Évidemment, il y avait deux politiques contraires : l’une tendant au rétablissement graduel de la paix, l’autre prête à toutes les hostilités pour répondre aux avances radicales.

C’était là, à tout prendre, une assez vieille histoire : elle n’eût rien présenté de nouveau, si, de Rome, n’était venu un souffle capable de tout changer, non pas seulement dans l’horizon borné des partis, mais dans les relations des hommes et le développement des sociétés. Dix ans de pontificat avaient donné à Léon XIII une autorité croissante : l’Europe, comme l’Amérique, sentait à toute heure l’action d’une intelligence qui était tantôt au service des humbles, tantôt au niveau des plus grands, lorsqu’au printemps de 1890 le pape lança l’encyclique sur la condition des ouvriers.

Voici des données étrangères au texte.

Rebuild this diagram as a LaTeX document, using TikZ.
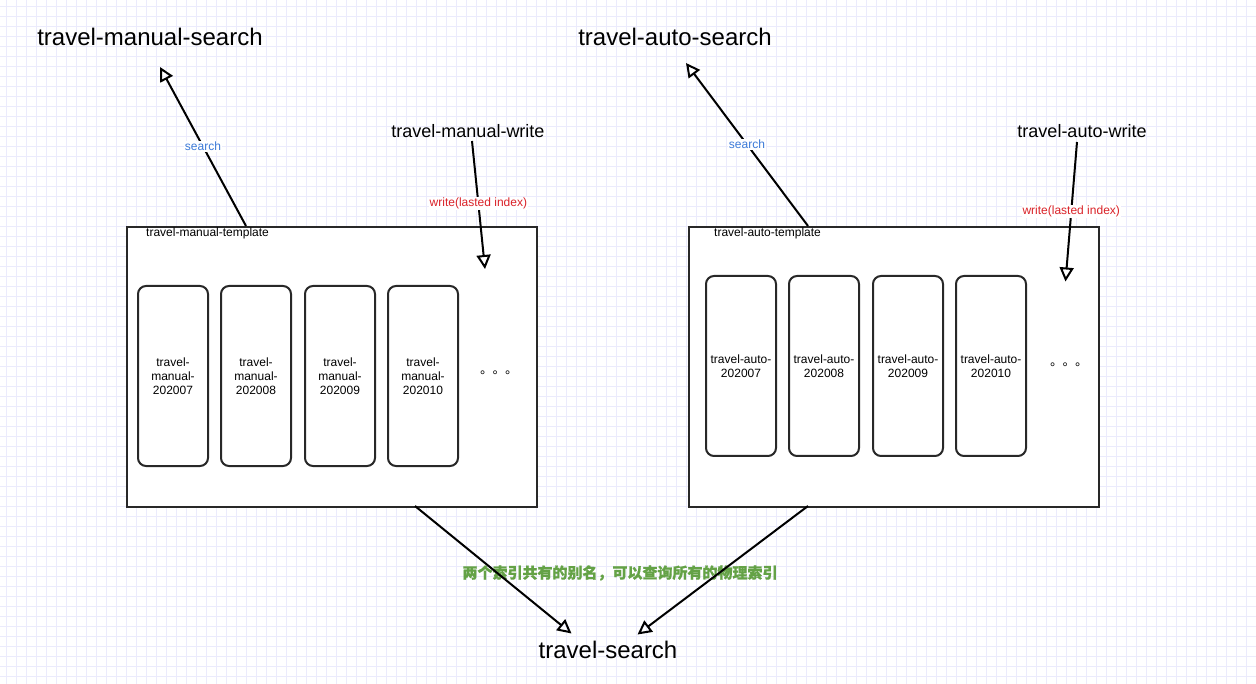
\documentclass[tikz,border=0pt]{standalone}
\usepackage{fontspec}
\setmainfont{Liberation Sans}
\newfontfamily\cjk[FakeBold=0.8]{Noto Sans CJK SC}
\newfontfamily\cjktc{Noto Sans CJK TC}
\usetikzlibrary{arrows.meta}
\definecolor{gridc}{RGB}{235,235,252}
\definecolor{boxc}{RGB}{40,40,40}
\definecolor{searchc}{RGB}{60,122,216}
\definecolor{writec}{RGB}{218,34,40}
\definecolor{notec}{RGB}{100,162,70}
\tikzset{
  title/.style={font=\fontsize{24}{28}\selectfont, inner sep=0pt},
  alias/.style={font=\fontsize{18}{21}\selectfont, inner sep=0pt},
  tmpl/.style={draw=boxc, line width=1.6pt, fill=white, minimum width=410pt, minimum height=280pt, inner sep=0pt, anchor=north west},
  tmpllabel/.style={font=\fontsize{12}{14}\selectfont, inner sep=0pt, anchor=west},
  idx/.style={draw=boxc, line width=2pt, rounded corners=8pt, fill=white, minimum width=70pt, minimum height=180pt, inner sep=0pt, align=center, font=\fontsize{12}{14}\selectfont},
  dots/.style={font=\cjktc\fontsize{12.5}{14}\selectfont, inner sep=0pt},
  conn/.style={line width=2pt, black, -{Triangle[open,length=14pt,width=14pt]}},
  lbl/.style={fill=white, inner sep=1pt, font=\fontsize{12}{14}\selectfont},
}
\begin{document}
\begin{tikzpicture}[x=1pt,y=-1pt]
\useasboundingbox (0,0) rectangle (1256,684);
\fill[white] (0,0) rectangle (1256,684);
% grid
\foreach \i in {0,...,125} \draw[gridc, line width=0.8pt] ({6+10*\i},0) -- ({6+10*\i},684);
\foreach \j in {0,...,67} \draw[gridc, line width=0.8pt] (0,{6+10*\j}) -- (1256,{6+10*\j});

% titles
\node[title] (ms) at (150,37) {travel-manual-search};
\node[title] (as) at (675,37) {travel-auto-search};
\node[title] (ts) at (608,650) {travel-search};
\node[alias] (mw) at (468,131) {travel-manual-write};
\node[alias] (aw) at (1082,131) {travel-auto-write};

% template boxes
\node[tmpl] (mt) at (126,226) {};
\node[tmpl] (at) at (688,226) {};
\node[tmpllabel] (mtl) at (146,233) {travel-manual-template};
\node[tmpllabel] (atl) at (714,233) {travel-auto-template};

% index boxes
\node[idx] (m7) at (173,376) {travel-\\manual-\\202007};
\node[idx] (m8) at (256,376) {travel-\\manual-\\202008};
\node[idx] (m9) at (340,376) {travel-\\manual-\\202009};
\node[idx] (m10) at (423,376) {travel-\\manual-\\202010};
\node[dots] (mdots) at (495,374) {。。。};

\node[idx] (a7) at (741,366) {travel-auto-\\202007};
\node[idx] (a8) at (824,366) {travel-auto-\\202008};
\node[idx] (a9) at (908,366) {travel-auto-\\202009};
\node[idx] (a10) at (991,366) {travel-auto-\\202010};
\node[dots] (adots) at (1065,366.5) {。。。};

% note
\node[text=notec, inner sep=0pt, font=\cjk\bfseries\fontsize{15}{18}\selectfont] (note) at (620,573) {两个索引共有的别名，可以查询所有的物理索引};

% connector endpoints
\coordinate (mtTop) at (246,226);
\coordinate (atTop) at (808,226);
\coordinate (msTip) at (160,67);
\coordinate (asTip) at (686,63);
\coordinate (mwStart) at (472,141);
\coordinate (mwTip) at (485,269);
\coordinate (awStart) at (1077,142);
\coordinate (awTip) at (1065.5,281.5);
\coordinate (mtBot) at (415,506);
\coordinate (atBot) at (808,506);
\coordinate (tsL) at (571.5,633.5);
\coordinate (tsR) at (637.5,634.5);

% connectors
\draw[conn] (mtTop) -- node[lbl, text=searchc] (lblms) {search} (msTip);
\draw[conn] (atTop) -- node[lbl, text=searchc] (lblas) {search} (asTip);
\draw[conn] (mwStart) -- node[lbl, text=writec, pos=0.49] (lblmw) {write(lasted index)} (mwTip);
\draw[conn] (awStart) -- node[lbl, text=writec] (lblaw) {write(lasted index)} (awTip);
\draw[conn] (mtBot) -- (tsL);
\draw[conn] (atBot) -- (tsR);
\end{tikzpicture}
\end{document}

On a étudié ici, avec une rare pénétration, la portée de l’œuvre pontificale[1]. Nous voulons en considérer les conséquences au seul point de vue de notre situation intérieure.

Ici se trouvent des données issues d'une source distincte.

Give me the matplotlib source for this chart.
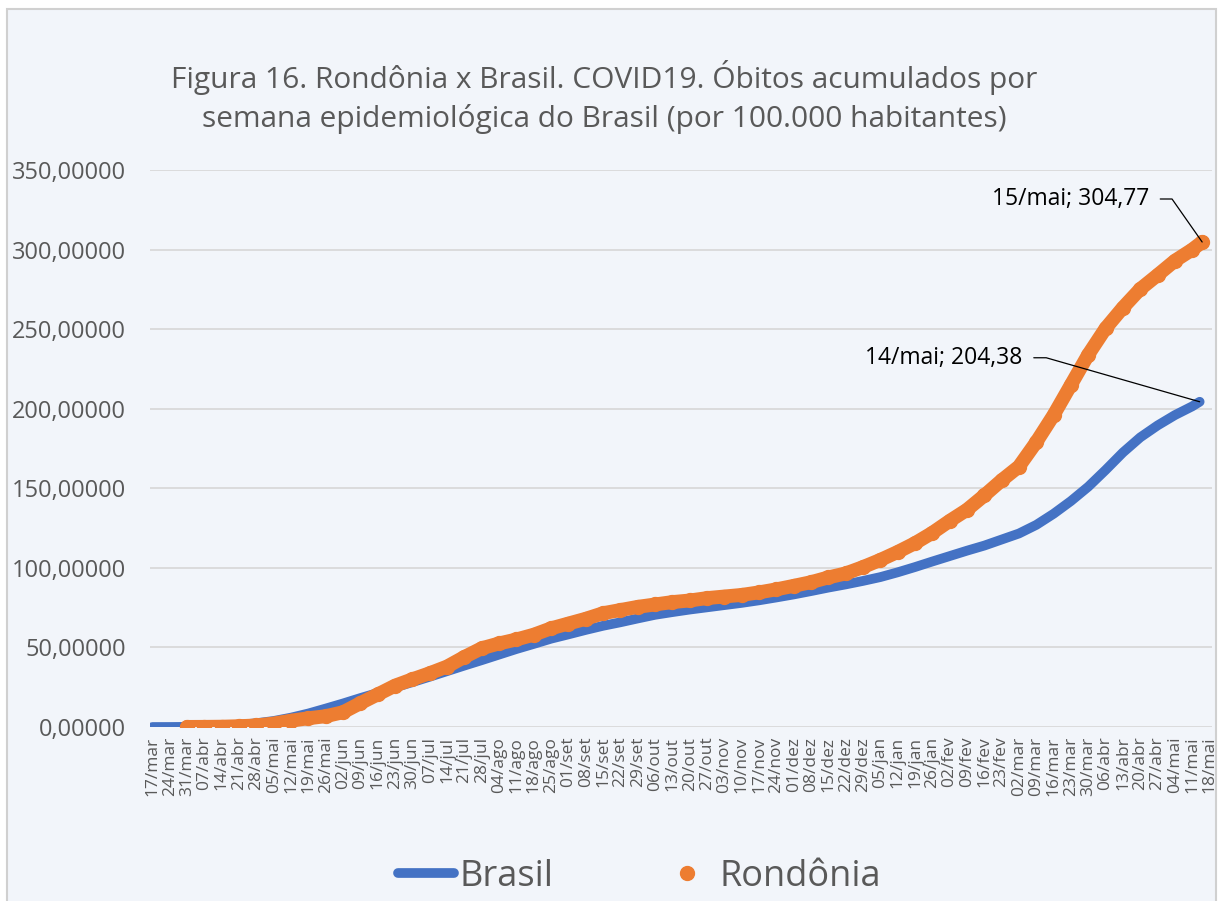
import matplotlib
matplotlib.use('Agg')
import matplotlib.pyplot as plt
import pandas as pd
from matplotlib.lines import Line2D
from matplotlib.patches import Rectangle

plt.rcParams['font.family'] = ['Open Sans', 'DejaVu Sans']

# semanas epidemiologicas (terças), 17/mar/2020 .. 18/mai/2021
weeks = pd.date_range('2020-03-17', '2021-05-18', freq='7D')
tick_labels = ['17/mar', '24/mar', '31/mar', '07/abr', '14/abr', '21/abr', '28/abr', '05/mai', '12/mai', '19/mai',
               '26/mai', '02/jun', '09/jun', '16/jun', '23/jun', '30/jun', '07/jul', '14/jul', '21/jul', '28/jul',
               '04/ago', '11/ago', '18/ago', '25/ago', '01/set', '08/set', '15/set', '22/set', '29/set', '06/out',
               '13/out', '20/out', '27/out', '03/nov', '10/nov', '17/nov', '24/nov', '01/dez', '08/dez', '15/dez',
               '22/dez', '29/dez', '05/jan', '12/jan', '19/jan', '26/jan', '02/fev', '09/fev', '16/fev', '23/fev',
               '02/mar', '09/mar', '16/mar', '23/mar', '30/mar', '06/abr', '13/abr', '20/abr', '27/abr', '04/mai',
               '11/mai', '18/mai']

# obitos acumulados por 100.000 hab.
brasil = [0.0, 0.02, 0.1, 0.3, 0.7, 1.3, 2.4, 3.8, 5.9, 8.5,
          11.6, 14.8, 18.2, 21.4, 24.9, 28.2, 31.6, 35.1, 38.6, 42.0,
          45.5, 49.0, 52.2, 55.5, 58.2, 61.0, 63.6, 65.8, 68.2, 70.5,
          72.2, 73.8, 75.2, 76.6, 78.0, 79.6, 81.4, 83.3, 85.4, 87.6,
          89.6, 91.8, 94.2, 97.2, 100.5, 104.0, 107.4, 110.8, 114.0, 117.8,
          121.6, 127.0, 134.0, 142.0, 151.0, 161.5, 172.5, 182.0, 189.5, 196.0,
          201.5, 204.38]
rondonia = [0.05, 0.1, 0.2, 0.5, 1.0, 2.2, 4.0, 5.5,
            6.8, 9.3, 15.0, 20.5, 26.0, 30.0, 33.8, 38.0, 44.0, 49.5,
            52.5, 55.0, 58.0, 62.0, 65.0, 68.0, 71.5, 73.5, 75.5, 77.0,
            78.5, 79.5, 81.0, 82.0, 83.0, 84.6, 86.5, 88.7, 91.0, 94.0,
            96.5, 100.5, 105.0, 110.0, 115.5, 122.0, 129.5, 136.5, 145.5, 155.0,
            163.7, 179.0, 196.0, 215.0, 234.0, 250.5, 263.5, 275.2, 284.0, 293.0,
            300.0, 304.77]

brasil_dates = list(weeks[:-1]) + [pd.Timestamp('2021-05-14')]
rondonia_dates = list(weeks[2:-1]) + [pd.Timestamp('2021-05-15')]

BLUE = '#4472C4'
ORANGE = '#ED7D31'
GRAY = '#595959'
BG = '#F2F5FA'

fig = plt.figure(figsize=(12.19, 9.01), dpi=100)
fig.patches.append(Rectangle((0.0057, -0.02), 0.992, 1.01, transform=fig.transFigure,
                             facecolor=BG, edgecolor='#D0D0D0', lw=1.5, zorder=-10))
ax = fig.add_axes([0.123, 0.1931, 0.8713, 0.6182])
ax.patch.set_alpha(0)

ax.plot(brasil_dates, brasil, color=BLUE, lw=7, solid_capstyle='round', solid_joinstyle='round', zorder=3)
ax.plot(rondonia_dates, rondonia, color=ORANGE, lw=10, marker='o', ms=10, mec=ORANGE,
        solid_capstyle='round', solid_joinstyle='round', zorder=4)

ax.set_ylim(0, 350)
ax.set_yticks(range(0, 351, 50))
ax.set_yticklabels([f'{v:,.5f}'.replace('.', ',') for v in range(0, 351, 50)])
ax.set_xlim(pd.Timestamp('2020-03-16'), pd.Timestamp('2021-05-19'))
ax.set_xticks(weeks)
ax.set_xticklabels(tick_labels, rotation=90)
ax.tick_params(axis='y', length=0, pad=17, labelsize=17, labelcolor=GRAY)
ax.tick_params(axis='x', length=0, pad=7, labelsize=12.5, labelcolor=GRAY)
ax.grid(axis='y', color='#D9D9D9', lw=1.3)
ax.set_axisbelow(True)
for s in ax.spines.values():
    s.set_visible(False)

# rotulos dos ultimos pontos
ax.annotate('15/mai; 304,77', xy=(rondonia_dates[-1], rondonia[-1]), xytext=(-53, 43),
            textcoords='offset pixels', ha='right', va='center', fontsize=16.5, color='black',
            arrowprops=dict(arrowstyle='-', color='black', lw=0.9, shrinkA=6, shrinkB=0,
                            connectionstyle='angle,angleA=0,angleB=125,rad=0'), zorder=6)
ax.annotate('14/mai; 204,38', xy=(brasil_dates[-1], brasil[-1]), xytext=(-177, 44),
            textcoords='offset pixels', ha='right', va='center', fontsize=16.5, color='black',
            arrowprops=dict(arrowstyle='-', color='black', lw=0.9, shrinkA=6, shrinkB=0,
                            connectionstyle='angle,angleA=0,angleB=164,rad=0'), zorder=6)

fig.text(0.496, 0.892, 'Figura 16. Rondônia x Brasil. COVID19. Óbitos acumulados por\n'
         'semana epidemiológica do Brasil (por 100.000 habitantes)',
         ha='center', va='center', fontsize=21.5, color=GRAY, linespacing=1.4)

handles = [Line2D([], [], color=BLUE, lw=7, solid_capstyle='round'),
           Line2D([], [], ls='none', marker='o', ms=10, color=ORANGE)]
fig.legend(handles, ['Brasil', 'Rondônia'], loc='center', bbox_to_anchor=(0.525, 0.027), ncol=2,
           frameon=False, fontsize=26, labelcolor=GRAY, handlelength=1.55, handletextpad=0.15,
           columnspacing=2.9)

fig.savefig('out.png', dpi=100, facecolor='white')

Le pape prenait le contre-pied de ce qu’avaient fait tour à tour les partis et les hommes politiques en notre siècle. Pendant longtemps, tous, même ceux qu’on peut appeler des hommes d’État, avaient repoussé loin d’eux l’étude des questions sociales, en avaient, tout au moins, ajourné l’examen ; le souverain pontife n’hésitait pas à la placer au premier rang.

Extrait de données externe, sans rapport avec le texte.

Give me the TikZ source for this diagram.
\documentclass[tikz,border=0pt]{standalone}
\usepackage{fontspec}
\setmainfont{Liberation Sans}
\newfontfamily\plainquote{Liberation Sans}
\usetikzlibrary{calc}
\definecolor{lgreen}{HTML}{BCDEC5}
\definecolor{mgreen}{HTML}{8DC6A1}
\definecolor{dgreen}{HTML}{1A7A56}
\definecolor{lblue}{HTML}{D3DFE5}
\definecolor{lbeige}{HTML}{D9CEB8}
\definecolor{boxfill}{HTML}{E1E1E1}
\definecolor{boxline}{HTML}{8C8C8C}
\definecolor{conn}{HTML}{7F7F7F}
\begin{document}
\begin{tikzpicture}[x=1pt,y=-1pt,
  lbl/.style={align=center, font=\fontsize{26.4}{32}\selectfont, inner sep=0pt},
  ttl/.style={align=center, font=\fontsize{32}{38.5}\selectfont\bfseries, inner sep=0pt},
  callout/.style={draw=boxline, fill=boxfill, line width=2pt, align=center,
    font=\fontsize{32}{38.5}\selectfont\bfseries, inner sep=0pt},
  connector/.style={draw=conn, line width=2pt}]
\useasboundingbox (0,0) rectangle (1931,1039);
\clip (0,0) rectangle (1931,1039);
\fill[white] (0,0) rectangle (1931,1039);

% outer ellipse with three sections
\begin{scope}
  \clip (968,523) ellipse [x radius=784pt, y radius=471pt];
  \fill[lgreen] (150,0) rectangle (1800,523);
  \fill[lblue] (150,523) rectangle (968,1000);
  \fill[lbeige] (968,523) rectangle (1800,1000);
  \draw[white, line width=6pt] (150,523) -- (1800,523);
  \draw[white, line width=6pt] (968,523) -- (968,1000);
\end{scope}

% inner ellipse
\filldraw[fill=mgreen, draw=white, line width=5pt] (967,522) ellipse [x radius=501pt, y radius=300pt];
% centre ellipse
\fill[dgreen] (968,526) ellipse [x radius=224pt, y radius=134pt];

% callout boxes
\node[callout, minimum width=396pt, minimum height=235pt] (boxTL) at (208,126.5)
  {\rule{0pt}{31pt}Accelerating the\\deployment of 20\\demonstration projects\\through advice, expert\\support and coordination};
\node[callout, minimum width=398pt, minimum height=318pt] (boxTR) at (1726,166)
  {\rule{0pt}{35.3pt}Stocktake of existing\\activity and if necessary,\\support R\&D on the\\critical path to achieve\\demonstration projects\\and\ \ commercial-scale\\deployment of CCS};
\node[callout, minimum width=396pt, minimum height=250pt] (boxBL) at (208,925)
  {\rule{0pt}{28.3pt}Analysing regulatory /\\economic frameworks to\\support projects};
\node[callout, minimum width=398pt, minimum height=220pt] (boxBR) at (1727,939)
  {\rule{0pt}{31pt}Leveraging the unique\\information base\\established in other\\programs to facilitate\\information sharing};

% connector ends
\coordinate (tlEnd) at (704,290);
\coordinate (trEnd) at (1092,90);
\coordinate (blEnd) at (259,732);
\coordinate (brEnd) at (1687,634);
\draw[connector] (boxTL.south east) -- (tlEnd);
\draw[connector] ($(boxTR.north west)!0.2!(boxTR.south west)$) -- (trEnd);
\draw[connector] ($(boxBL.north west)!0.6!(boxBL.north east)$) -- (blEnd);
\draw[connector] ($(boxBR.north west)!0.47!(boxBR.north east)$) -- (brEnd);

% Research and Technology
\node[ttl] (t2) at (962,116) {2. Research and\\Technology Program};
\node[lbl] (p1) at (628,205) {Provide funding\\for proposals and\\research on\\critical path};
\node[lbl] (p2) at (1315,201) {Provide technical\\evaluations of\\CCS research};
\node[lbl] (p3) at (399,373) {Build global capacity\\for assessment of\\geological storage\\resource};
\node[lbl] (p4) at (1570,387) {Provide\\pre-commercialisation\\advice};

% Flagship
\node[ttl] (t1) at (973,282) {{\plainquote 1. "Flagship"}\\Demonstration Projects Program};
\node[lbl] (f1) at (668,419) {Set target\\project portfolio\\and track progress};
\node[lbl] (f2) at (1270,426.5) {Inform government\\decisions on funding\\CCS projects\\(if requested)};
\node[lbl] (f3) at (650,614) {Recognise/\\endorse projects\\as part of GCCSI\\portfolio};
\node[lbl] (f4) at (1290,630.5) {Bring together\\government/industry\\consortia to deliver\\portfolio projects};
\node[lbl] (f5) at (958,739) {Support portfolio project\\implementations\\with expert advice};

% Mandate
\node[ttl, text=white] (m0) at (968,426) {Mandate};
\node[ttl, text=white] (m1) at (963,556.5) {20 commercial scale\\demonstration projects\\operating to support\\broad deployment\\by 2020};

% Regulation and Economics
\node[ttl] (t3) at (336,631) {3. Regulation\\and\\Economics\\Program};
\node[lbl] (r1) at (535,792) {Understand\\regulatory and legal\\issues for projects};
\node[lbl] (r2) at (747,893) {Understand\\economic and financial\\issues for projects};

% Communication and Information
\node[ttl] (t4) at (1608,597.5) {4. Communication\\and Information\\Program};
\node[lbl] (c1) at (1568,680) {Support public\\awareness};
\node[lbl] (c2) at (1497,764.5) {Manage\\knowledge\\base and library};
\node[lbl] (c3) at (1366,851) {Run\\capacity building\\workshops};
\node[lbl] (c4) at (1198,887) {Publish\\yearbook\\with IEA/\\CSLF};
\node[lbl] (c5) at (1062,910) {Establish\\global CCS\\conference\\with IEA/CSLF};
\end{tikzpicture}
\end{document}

En rompant avec le passé, le pape aurait pu s’unir aux novateurs dont les échos de l’Europe répétaient les discours. Puisqu’il provoquait à l’étude des questions sociales, n’allait-il pas rassembler en un bataillon tous ceux qui inscrivaient sur leur bannière le nom de socialistes chrétiens ? Quel irrésistible attrait, en notre temps, pour les chercheurs de popularité ! Les plus grands y avaient cédé tour à tour : chefs de parti, premiers ministres, empereur, nul, en Europe, n’avait résisté à la tentation. Le pape se montra au-dessus de tous les souverains, en discernant le vrai du faux. Lui seul, n’ayant pas à courir au-devant de la popularité, condamna le socialisme. Il ne proclama pas de droits nouveaux : il fit mieux, et, suivant une antique tradition du christianisme, il rappela aux puissans, aux riches, aux heureux, leurs devoirs envers leurs inférieurs. Tout ce qui demeure le fondement de la société était maintenu avec force ; mais, au nom de l’Évangile, le

  1. Voyez, dans la Revue, les études de M. Anatole Leroy-Beaulieu.